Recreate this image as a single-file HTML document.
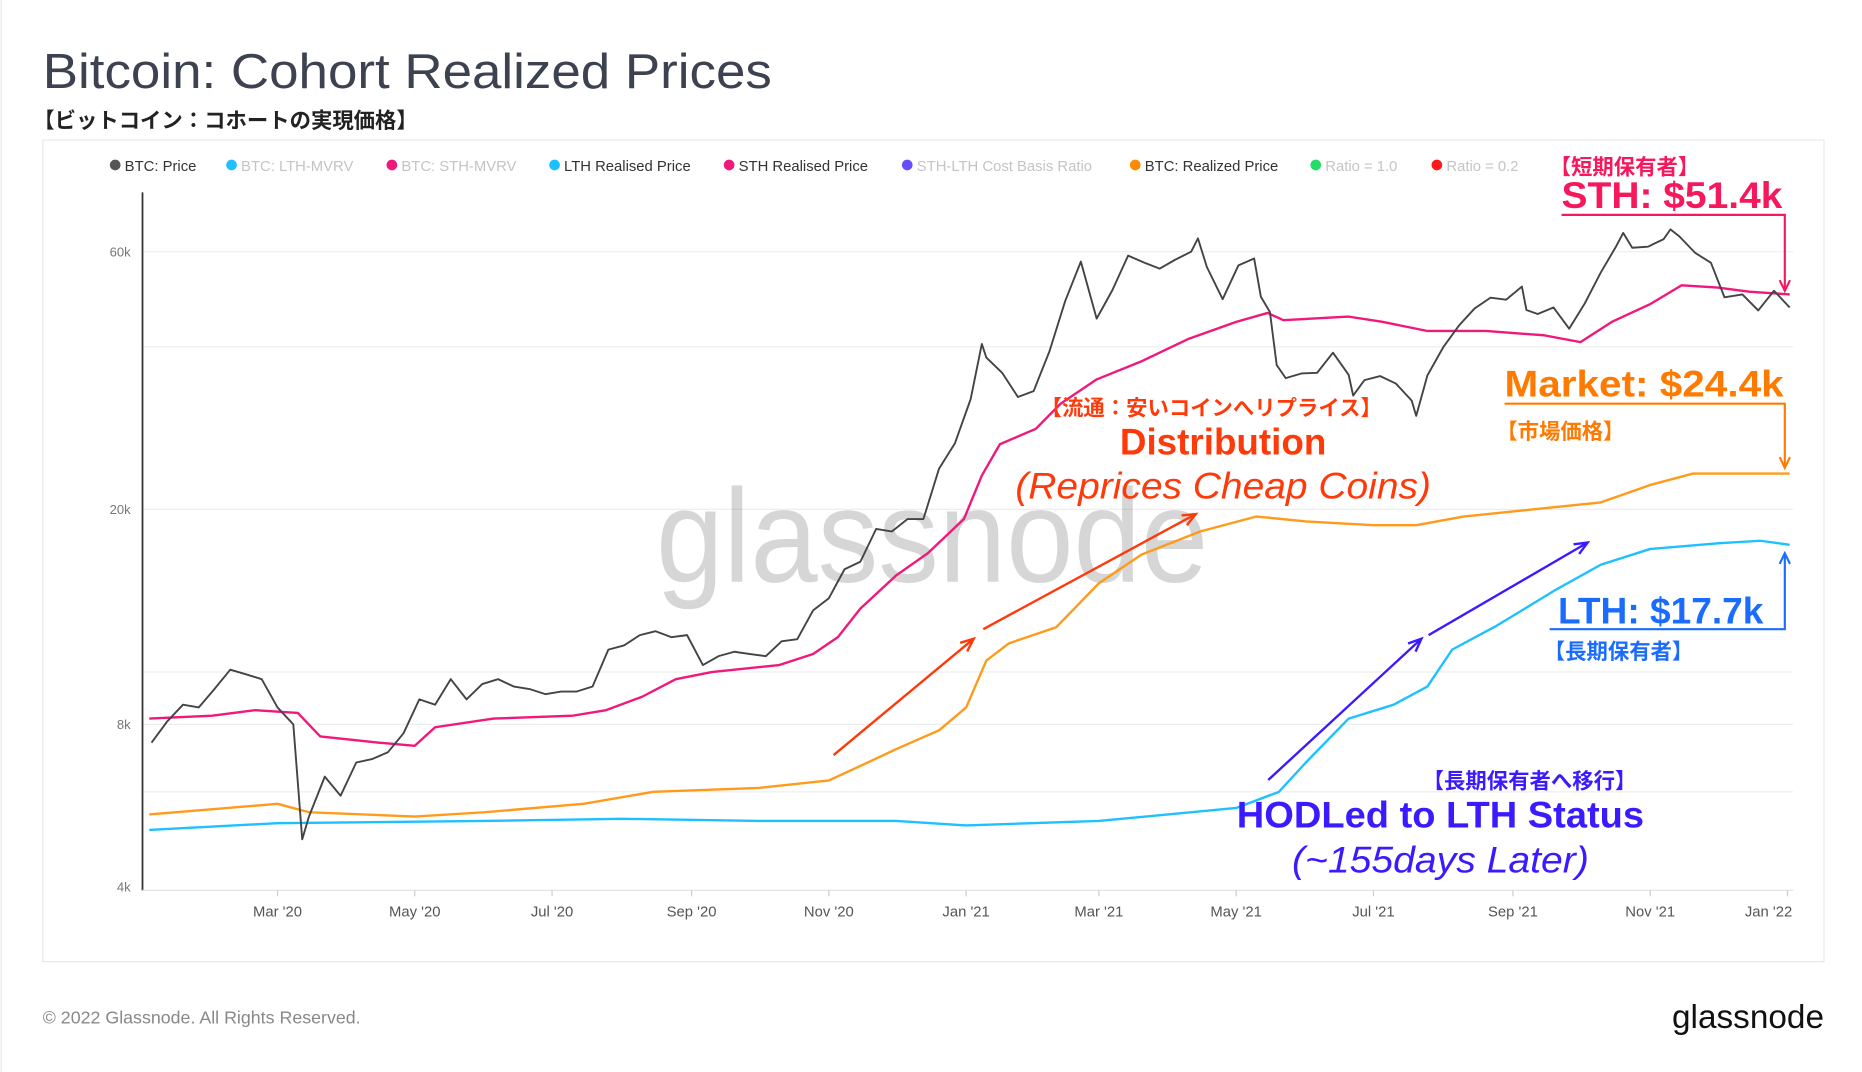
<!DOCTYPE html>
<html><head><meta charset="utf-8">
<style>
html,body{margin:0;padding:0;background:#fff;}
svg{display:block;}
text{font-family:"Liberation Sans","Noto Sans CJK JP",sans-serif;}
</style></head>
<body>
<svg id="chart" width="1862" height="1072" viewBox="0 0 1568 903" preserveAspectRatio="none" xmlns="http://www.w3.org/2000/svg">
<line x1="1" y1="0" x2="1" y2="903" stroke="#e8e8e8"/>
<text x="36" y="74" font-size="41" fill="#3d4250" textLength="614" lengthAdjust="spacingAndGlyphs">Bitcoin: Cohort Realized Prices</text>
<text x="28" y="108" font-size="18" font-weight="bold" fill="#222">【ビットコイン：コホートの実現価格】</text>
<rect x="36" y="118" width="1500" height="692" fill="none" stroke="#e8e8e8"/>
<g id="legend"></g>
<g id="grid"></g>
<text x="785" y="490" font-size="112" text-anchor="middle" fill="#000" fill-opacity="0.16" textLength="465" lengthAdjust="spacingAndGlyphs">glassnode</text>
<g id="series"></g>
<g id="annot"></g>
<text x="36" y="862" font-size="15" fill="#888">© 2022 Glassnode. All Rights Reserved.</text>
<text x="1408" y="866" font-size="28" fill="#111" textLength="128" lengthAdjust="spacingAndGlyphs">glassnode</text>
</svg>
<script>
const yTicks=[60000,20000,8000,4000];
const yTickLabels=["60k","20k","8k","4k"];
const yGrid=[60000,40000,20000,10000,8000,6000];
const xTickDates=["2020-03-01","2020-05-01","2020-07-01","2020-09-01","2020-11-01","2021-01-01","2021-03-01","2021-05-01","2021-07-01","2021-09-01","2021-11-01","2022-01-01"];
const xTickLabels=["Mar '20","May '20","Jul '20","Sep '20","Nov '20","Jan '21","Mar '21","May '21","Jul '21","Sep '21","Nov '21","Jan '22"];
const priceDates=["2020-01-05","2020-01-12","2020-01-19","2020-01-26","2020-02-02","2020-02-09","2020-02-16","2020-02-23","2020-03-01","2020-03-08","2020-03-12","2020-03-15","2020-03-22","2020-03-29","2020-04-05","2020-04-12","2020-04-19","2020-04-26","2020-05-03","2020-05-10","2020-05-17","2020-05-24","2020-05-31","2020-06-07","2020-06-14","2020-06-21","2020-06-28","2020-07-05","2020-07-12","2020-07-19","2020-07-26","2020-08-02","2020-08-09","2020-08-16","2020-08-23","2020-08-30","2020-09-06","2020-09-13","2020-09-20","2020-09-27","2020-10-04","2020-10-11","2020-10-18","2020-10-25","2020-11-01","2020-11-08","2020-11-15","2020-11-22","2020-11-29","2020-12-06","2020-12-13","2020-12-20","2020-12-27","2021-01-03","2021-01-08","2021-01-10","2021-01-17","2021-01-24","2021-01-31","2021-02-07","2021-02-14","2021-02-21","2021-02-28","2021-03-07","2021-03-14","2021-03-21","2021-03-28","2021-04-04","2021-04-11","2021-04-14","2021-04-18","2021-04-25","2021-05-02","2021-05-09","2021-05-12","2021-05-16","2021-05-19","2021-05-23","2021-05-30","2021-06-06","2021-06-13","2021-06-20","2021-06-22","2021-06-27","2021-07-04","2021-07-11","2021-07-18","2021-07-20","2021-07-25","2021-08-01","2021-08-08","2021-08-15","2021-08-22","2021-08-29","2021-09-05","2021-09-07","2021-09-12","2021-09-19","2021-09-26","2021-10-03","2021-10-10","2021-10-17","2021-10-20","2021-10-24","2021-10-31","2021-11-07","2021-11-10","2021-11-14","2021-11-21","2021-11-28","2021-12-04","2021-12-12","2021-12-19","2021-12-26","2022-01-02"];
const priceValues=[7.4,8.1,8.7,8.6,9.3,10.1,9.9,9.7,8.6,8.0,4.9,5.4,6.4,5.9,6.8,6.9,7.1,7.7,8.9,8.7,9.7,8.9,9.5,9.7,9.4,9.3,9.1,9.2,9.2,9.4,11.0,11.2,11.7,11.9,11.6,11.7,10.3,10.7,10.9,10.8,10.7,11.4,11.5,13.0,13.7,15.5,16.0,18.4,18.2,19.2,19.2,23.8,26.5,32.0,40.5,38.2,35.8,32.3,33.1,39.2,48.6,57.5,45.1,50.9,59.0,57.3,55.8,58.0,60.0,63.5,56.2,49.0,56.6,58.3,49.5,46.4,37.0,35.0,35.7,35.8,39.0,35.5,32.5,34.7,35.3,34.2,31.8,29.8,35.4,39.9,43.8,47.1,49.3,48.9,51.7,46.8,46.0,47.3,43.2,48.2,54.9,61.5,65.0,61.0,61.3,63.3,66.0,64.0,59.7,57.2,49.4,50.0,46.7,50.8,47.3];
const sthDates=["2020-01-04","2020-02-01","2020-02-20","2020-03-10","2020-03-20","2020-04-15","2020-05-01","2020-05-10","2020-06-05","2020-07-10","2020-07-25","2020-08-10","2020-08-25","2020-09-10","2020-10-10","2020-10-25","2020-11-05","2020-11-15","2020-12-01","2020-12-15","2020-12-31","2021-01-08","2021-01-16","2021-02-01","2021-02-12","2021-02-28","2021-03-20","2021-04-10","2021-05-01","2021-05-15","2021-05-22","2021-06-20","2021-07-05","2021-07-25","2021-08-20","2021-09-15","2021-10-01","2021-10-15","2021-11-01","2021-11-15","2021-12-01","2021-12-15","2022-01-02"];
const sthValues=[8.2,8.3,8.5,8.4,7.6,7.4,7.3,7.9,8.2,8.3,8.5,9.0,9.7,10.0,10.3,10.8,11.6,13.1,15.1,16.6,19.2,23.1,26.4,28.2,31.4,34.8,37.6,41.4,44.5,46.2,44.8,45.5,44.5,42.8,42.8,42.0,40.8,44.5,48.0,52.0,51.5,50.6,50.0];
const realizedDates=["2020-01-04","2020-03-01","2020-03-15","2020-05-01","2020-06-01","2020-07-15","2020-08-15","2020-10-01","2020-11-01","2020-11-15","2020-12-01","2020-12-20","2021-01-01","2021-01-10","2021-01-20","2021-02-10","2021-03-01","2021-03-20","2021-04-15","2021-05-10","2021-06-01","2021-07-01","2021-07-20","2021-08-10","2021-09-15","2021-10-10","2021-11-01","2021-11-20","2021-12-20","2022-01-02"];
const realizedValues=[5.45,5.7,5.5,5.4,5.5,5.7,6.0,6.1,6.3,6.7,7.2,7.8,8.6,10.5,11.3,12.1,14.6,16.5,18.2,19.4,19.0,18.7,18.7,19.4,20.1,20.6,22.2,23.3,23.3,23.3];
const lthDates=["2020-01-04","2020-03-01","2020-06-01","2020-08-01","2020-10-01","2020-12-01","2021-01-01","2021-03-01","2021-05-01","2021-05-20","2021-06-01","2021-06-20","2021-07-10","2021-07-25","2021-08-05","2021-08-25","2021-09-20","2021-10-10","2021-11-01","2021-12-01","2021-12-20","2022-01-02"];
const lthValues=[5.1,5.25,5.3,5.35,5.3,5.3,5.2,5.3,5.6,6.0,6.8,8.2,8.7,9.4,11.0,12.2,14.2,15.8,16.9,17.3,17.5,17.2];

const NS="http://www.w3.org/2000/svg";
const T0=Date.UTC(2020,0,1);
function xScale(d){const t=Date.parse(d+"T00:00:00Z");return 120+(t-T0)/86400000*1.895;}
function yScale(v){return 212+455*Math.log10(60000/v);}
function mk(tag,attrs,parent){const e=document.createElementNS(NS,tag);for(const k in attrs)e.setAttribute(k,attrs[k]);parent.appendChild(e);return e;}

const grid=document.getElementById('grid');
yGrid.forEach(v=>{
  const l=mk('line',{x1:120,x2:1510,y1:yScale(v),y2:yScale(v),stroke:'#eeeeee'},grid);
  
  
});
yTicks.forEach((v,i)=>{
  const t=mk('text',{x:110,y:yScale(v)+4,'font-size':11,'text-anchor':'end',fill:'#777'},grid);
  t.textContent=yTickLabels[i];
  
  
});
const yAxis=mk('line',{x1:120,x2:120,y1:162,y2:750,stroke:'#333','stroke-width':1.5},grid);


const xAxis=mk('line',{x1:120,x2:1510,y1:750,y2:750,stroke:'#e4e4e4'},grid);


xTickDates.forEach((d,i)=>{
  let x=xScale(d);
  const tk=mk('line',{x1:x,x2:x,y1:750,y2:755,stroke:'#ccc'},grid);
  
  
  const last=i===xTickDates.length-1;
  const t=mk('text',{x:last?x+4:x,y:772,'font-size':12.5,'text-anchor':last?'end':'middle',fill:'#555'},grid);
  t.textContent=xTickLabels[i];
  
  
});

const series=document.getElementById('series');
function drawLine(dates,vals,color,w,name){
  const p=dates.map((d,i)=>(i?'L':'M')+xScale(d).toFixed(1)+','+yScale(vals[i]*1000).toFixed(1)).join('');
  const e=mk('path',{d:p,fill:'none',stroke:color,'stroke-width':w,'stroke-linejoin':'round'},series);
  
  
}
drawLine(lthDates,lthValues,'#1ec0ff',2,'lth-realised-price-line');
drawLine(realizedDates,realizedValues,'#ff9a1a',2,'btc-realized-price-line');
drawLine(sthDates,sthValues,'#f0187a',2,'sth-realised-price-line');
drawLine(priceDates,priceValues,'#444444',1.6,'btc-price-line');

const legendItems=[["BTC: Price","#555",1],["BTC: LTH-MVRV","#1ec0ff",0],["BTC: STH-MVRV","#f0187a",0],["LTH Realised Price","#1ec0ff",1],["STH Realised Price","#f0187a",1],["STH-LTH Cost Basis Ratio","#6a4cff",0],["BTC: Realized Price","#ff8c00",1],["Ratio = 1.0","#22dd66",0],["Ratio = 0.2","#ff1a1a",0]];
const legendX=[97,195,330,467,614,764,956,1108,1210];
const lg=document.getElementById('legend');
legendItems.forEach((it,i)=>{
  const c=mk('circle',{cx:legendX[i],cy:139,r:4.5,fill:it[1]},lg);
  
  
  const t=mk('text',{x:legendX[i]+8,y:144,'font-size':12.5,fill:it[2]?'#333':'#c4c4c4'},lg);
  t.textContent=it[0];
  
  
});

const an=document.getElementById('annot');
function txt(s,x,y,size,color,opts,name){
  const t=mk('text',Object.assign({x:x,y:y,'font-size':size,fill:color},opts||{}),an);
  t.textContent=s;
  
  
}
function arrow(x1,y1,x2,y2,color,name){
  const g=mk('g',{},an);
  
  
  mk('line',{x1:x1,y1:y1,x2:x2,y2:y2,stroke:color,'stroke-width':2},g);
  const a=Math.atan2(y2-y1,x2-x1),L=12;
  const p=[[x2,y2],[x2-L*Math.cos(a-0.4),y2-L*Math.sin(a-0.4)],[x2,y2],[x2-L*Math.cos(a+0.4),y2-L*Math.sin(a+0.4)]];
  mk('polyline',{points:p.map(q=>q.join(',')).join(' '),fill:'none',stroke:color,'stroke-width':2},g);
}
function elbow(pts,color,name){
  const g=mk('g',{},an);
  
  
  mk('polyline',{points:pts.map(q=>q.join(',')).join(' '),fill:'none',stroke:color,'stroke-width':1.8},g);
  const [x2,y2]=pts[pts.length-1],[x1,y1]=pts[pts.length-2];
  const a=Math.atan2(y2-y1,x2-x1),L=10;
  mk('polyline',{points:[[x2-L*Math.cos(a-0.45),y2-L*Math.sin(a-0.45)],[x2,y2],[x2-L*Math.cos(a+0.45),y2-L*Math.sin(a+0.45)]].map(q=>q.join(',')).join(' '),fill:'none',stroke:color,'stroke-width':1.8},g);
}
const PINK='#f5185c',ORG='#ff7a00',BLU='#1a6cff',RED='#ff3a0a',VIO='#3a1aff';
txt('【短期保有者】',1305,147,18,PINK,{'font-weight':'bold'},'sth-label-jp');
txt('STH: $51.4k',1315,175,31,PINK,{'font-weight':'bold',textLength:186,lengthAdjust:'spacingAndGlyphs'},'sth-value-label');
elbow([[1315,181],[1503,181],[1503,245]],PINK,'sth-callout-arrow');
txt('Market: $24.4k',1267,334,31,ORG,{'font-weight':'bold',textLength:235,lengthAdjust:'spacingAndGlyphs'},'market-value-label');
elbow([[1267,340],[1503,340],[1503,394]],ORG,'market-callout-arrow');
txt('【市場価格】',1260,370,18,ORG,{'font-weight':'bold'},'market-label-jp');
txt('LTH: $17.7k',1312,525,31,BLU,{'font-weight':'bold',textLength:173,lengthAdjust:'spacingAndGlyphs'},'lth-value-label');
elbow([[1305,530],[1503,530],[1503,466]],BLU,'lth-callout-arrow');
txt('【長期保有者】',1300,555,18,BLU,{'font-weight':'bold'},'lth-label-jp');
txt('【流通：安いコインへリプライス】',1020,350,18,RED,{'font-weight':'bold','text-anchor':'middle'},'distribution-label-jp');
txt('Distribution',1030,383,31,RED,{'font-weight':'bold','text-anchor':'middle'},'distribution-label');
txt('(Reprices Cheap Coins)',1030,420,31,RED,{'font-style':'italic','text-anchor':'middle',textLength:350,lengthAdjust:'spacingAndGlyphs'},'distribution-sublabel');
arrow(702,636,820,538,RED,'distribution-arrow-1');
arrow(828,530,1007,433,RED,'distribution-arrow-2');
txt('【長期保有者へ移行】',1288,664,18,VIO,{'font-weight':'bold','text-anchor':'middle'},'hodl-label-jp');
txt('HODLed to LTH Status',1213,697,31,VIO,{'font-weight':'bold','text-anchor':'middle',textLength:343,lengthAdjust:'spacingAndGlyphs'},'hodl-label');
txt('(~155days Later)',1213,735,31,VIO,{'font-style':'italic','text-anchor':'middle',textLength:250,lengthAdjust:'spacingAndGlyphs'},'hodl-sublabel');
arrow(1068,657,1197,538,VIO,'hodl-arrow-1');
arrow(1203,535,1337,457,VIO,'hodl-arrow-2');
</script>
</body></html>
--------
## Task to carry out
Locate the word "document" in the data above. Copy every line carrying it.

## Final result
Recreate this image as a single-file HTML document.
function mk(tag,attrs,parent){const e=document.createElementNS(NS,tag);for(const k in attrs)e.setAttribute(k,attrs[k]);parent.appendChild(e);return e;}
const grid=document.getElementById('grid');
const series=document.getElementById('series');
const lg=document.getElementById('legend');
const an=document.getElementById('annot');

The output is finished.